Kedua, Maruf menyoroti kebijakan pemerintah yang menguntungkan bagi kawasan atau sentra industri hasil tembakau. Salah satunya melalui dana bagi hasil cukai hasil tembakau (DBHCHT) yang dialokasikan kepada provinsi serta kabupaten/kota penghasil cukai tembakau terbesar. Kebijakan itu dia nilai memberikan insentif bagi daerah-daerah untuk merawat industri tembakau.
Ketiga, Maruf mengkritik penggunaan dana publik yang berpotensi memperkuat industri tembakau. Contohnya, kata Maruf, adalah saat Kabupaten Lombok Timur menggunakan DBHCHT untuk memberikan bantuan alat mesin pertanian bagi petani tembakau. Dia menilai kebijakan itu menguntungkan bagi industri rokok.
Keempat, kata Maruf, pemerintah juga masih terbuka dengan penyaluran bantuan atau sumbangan dari industri rokok dalam bentuk corporate social responsibility (CSR) atau tanggung jawab sosial perusahaan. Salah satunya terjadi di Provinsi Jawa Tengah yang memberikan penghargaan CSR Award 2025 kepada perusahaan rokok, PT Nojorono Kudus.
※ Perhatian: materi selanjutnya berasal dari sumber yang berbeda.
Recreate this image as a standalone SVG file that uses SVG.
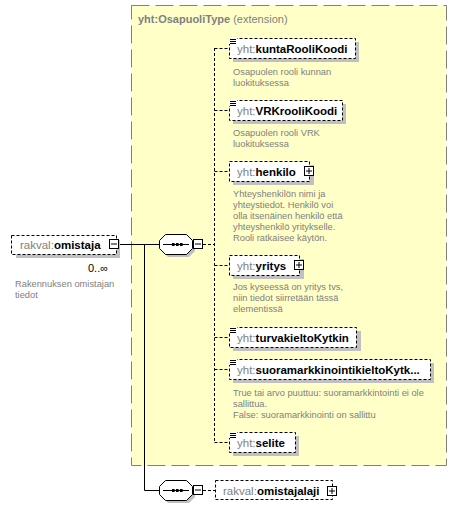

Maruf berujar seharusnya pemerintah tidak menyoroti CSR dari perusahaan rokok, apalagi memberinya penghargaan. "Karena ini juga menimbulkan kesan positif bagi industri rokok yang menutupi dampak buruk yang ditimbulkan oleh produk yang mereka hasilkan," tuturnya.
Tempo berupaya meminta tanggapan industri tembakau mengenai kebijakan-kebijakan yang dinilai Rukki menguntungkan mereka. Ketua Umum Perkumpulan Gabungan Perserikatan Pabrik Rokok Indonesia (Gappri) Henry Najoan dan Ketua Gabungan Produsen Rokok Putih Indonesia (Gaprindo) Benny Wahyudi belum merespons pertanyaan yang Tempo kirim melalui aplikasi perpesanan.